**Aim:**
Set down the material below word for word, excluding the pictures.

---*---

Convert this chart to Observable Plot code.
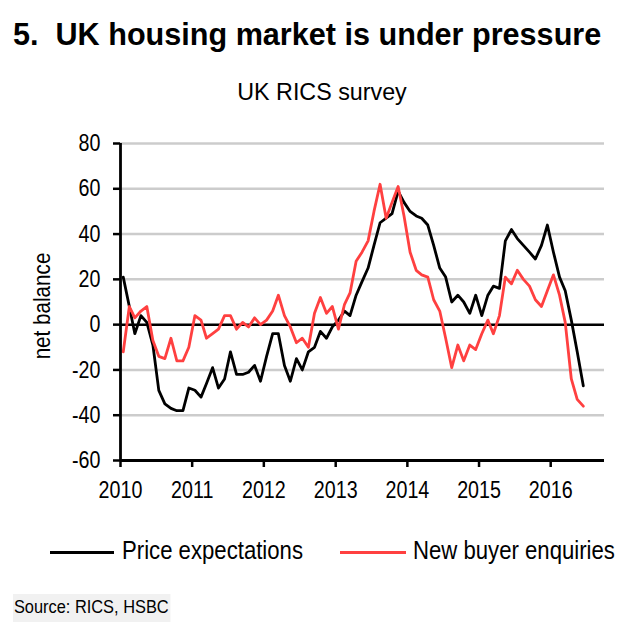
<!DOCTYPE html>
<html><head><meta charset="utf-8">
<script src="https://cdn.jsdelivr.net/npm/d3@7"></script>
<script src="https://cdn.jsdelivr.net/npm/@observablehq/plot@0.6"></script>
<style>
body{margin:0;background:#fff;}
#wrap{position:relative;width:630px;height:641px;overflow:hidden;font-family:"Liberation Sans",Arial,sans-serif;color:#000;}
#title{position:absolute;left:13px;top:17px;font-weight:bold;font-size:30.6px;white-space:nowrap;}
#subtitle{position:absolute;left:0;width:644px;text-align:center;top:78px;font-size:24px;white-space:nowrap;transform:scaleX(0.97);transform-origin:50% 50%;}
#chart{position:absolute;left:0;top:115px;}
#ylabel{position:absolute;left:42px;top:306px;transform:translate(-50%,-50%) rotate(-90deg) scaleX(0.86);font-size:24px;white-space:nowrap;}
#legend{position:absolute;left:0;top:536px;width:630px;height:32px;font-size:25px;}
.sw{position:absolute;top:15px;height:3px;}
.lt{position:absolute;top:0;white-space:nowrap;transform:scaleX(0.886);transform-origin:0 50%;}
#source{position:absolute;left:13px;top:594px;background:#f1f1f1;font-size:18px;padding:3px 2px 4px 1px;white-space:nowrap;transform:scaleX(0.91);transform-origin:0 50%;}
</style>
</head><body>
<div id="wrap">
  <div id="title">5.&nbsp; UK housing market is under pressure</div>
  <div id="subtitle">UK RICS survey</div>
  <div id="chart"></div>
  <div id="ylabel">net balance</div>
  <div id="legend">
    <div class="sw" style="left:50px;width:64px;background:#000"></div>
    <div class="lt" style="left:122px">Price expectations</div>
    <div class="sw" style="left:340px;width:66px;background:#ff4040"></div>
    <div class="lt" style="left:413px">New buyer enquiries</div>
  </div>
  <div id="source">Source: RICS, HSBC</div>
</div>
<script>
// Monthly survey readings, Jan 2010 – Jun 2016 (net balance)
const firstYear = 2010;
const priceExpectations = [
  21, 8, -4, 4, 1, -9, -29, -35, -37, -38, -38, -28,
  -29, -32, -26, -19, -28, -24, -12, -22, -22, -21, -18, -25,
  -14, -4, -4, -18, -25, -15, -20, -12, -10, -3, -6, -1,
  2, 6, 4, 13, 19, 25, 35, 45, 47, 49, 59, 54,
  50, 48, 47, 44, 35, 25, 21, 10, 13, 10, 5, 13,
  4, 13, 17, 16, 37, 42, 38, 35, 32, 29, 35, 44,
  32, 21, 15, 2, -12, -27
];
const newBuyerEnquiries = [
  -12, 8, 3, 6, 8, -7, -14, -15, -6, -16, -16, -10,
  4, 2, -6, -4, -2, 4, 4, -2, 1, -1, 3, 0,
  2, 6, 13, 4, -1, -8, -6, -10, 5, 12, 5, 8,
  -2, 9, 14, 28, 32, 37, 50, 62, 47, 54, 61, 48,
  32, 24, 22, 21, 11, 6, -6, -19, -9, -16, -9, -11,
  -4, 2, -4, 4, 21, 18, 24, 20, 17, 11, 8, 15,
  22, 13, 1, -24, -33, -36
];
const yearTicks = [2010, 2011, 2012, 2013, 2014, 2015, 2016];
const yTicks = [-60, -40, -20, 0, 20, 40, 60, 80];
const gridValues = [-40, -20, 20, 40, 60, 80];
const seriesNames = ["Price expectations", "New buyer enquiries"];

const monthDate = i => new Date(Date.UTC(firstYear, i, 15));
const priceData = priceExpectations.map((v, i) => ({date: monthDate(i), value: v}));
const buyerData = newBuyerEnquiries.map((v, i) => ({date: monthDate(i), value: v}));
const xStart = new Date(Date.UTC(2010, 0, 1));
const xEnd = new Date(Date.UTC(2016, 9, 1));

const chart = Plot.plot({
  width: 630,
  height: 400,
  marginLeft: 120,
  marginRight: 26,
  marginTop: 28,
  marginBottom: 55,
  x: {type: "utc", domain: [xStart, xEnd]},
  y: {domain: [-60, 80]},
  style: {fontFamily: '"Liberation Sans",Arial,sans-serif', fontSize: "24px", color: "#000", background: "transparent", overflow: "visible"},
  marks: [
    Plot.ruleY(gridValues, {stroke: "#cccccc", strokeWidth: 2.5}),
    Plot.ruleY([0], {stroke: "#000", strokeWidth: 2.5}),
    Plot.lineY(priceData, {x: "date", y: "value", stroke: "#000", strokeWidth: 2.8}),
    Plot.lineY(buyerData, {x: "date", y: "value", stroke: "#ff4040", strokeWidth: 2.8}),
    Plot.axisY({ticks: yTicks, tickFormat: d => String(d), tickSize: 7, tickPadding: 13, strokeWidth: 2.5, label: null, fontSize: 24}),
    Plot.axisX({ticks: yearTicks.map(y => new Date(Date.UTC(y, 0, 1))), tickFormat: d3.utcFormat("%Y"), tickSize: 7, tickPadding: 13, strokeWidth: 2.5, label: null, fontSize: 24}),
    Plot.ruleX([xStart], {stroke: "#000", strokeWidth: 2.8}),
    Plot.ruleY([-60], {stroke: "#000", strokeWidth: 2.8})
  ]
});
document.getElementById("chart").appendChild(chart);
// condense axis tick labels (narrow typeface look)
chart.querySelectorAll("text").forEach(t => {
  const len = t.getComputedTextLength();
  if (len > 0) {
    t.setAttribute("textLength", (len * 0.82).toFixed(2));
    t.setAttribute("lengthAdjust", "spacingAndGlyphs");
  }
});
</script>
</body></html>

---*---

**Exercise response:**
Convert this chart to Observable Plot code.
<!DOCTYPE html>
<html><head><meta charset="utf-8">
<script src="https://cdn.jsdelivr.net/npm/d3@7"></script>
<script src="https://cdn.jsdelivr.net/npm/@observablehq/plot@0.6"></script>
<style>
body{margin:0;background:#fff;}
#wrap{position:relative;width:630px;height:641px;overflow:hidden;font-family:"Liberation Sans",Arial,sans-serif;color:#000;}
#title{position:absolute;left:13px;top:17px;font-weight:bold;font-size:30.6px;white-space:nowrap;}
#subtitle{position:absolute;left:0;width:644px;text-align:center;top:78px;font-size:24px;white-space:nowrap;transform:scaleX(0.97);transform-origin:50% 50%;}
#chart{position:absolute;left:0;top:115px;}
#ylabel{position:absolute;left:42px;top:306px;transform:translate(-50%,-50%) rotate(-90deg) scaleX(0.86);font-size:24px;white-space:nowrap;}
#legend{position:absolute;left:0;top:536px;width:630px;height:32px;font-size:25px;}
.sw{position:absolute;top:15px;height:3px;}
.lt{position:absolute;top:0;white-space:nowrap;transform:scaleX(0.886);transform-origin:0 50%;}
#source{position:absolute;left:13px;top:594px;background:#f1f1f1;font-size:18px;padding:3px 2px 4px 1px;white-space:nowrap;transform:scaleX(0.91);transform-origin:0 50%;}
</style>
</head><body>
<div id="wrap">
  <div id="title">5.&nbsp; UK housing market is under pressure</div>
  <div id="subtitle">UK RICS survey</div>
  <div id="chart"></div>
  <div id="ylabel">net balance</div>
  <div id="legend">
    <div class="sw" style="left:50px;width:64px;background:#000"></div>
    <div class="lt" style="left:122px">Price expectations</div>
    <div class="sw" style="left:340px;width:66px;background:#ff4040"></div>
    <div class="lt" style="left:413px">New buyer enquiries</div>
  </div>
  <div id="source">Source: RICS, HSBC</div>
</div>
<script>
// Monthly survey readings, Jan 2010 – Jun 2016 (net balance)
const firstYear = 2010;
const priceExpectations = [
  21, 8, -4, 4, 1, -9, -29, -35, -37, -38, -38, -28,
  -29, -32, -26, -19, -28, -24, -12, -22, -22, -21, -18, -25,
  -14, -4, -4, -18, -25, -15, -20, -12, -10, -3, -6, -1,
  2, 6, 4, 13, 19, 25, 35, 45, 47, 49, 59, 54,
  50, 48, 47, 44, 35, 25, 21, 10, 13, 10, 5, 13,
  4, 13, 17, 16, 37, 42, 38, 35, 32, 29, 35, 44,
  32, 21, 15, 2, -12, -27
];
const newBuyerEnquiries = [
  -12, 8, 3, 6, 8, -7, -14, -15, -6, -16, -16, -10,
  4, 2, -6, -4, -2, 4, 4, -2, 1, -1, 3, 0,
  2, 6, 13, 4, -1, -8, -6, -10, 5, 12, 5, 8,
  -2, 9, 14, 28, 32, 37, 50, 62, 47, 54, 61, 48,
  32, 24, 22, 21, 11, 6, -6, -19, -9, -16, -9, -11,
  -4, 2, -4, 4, 21, 18, 24, 20, 17, 11, 8, 15,
  22, 13, 1, -24, -33, -36
];
const yearTicks = [2010, 2011, 2012, 2013, 2014, 2015, 2016];
const yTicks = [-60, -40, -20, 0, 20, 40, 60, 80];
const gridValues = [-40, -20, 20, 40, 60, 80];
const seriesNames = ["Price expectations", "New buyer enquiries"];

const monthDate = i => new Date(Date.UTC(firstYear, i, 15));
const priceData = priceExpectations.map((v, i) => ({date: monthDate(i), value: v}));
const buyerData = newBuyerEnquiries.map((v, i) => ({date: monthDate(i), value: v}));
const xStart = new Date(Date.UTC(2010, 0, 1));
const xEnd = new Date(Date.UTC(2016, 9, 1));

const chart = Plot.plot({
  width: 630,
  height: 400,
  marginLeft: 120,
  marginRight: 26,
  marginTop: 28,
  marginBottom: 55,
  x: {type: "utc", domain: [xStart, xEnd]},
  y: {domain: [-60, 80]},
  style: {fontFamily: '"Liberation Sans",Arial,sans-serif', fontSize: "24px", color: "#000", background: "transparent", overflow: "visible"},
  marks: [
    Plot.ruleY(gridValues, {stroke: "#cccccc", strokeWidth: 2.5}),
    Plot.ruleY([0], {stroke: "#000", strokeWidth: 2.5}),
    Plot.lineY(priceData, {x: "date", y: "value", stroke: "#000", strokeWidth: 2.8}),
    Plot.lineY(buyerData, {x: "date", y: "value", stroke: "#ff4040", strokeWidth: 2.8}),
    Plot.axisY({ticks: yTicks, tickFormat: d => String(d), tickSize: 7, tickPadding: 13, strokeWidth: 2.5, label: null, fontSize: 24}),
    Plot.axisX({ticks: yearTicks.map(y => new Date(Date.UTC(y, 0, 1))), tickFormat: d3.utcFormat("%Y"), tickSize: 7, tickPadding: 13, strokeWidth: 2.5, label: null, fontSize: 24}),
    Plot.ruleX([xStart], {stroke: "#000", strokeWidth: 2.8}),
    Plot.ruleY([-60], {stroke: "#000", strokeWidth: 2.8})
  ]
});
document.getElementById("chart").appendChild(chart);
// condense axis tick labels (narrow typeface look)
chart.querySelectorAll("text").forEach(t => {
  const len = t.getComputedTextLength();
  if (len > 0) {
    t.setAttribute("textLength", (len * 0.82).toFixed(2));
    t.setAttribute("lengthAdjust", "spacingAndGlyphs");
  }
});
</script>
</body></html>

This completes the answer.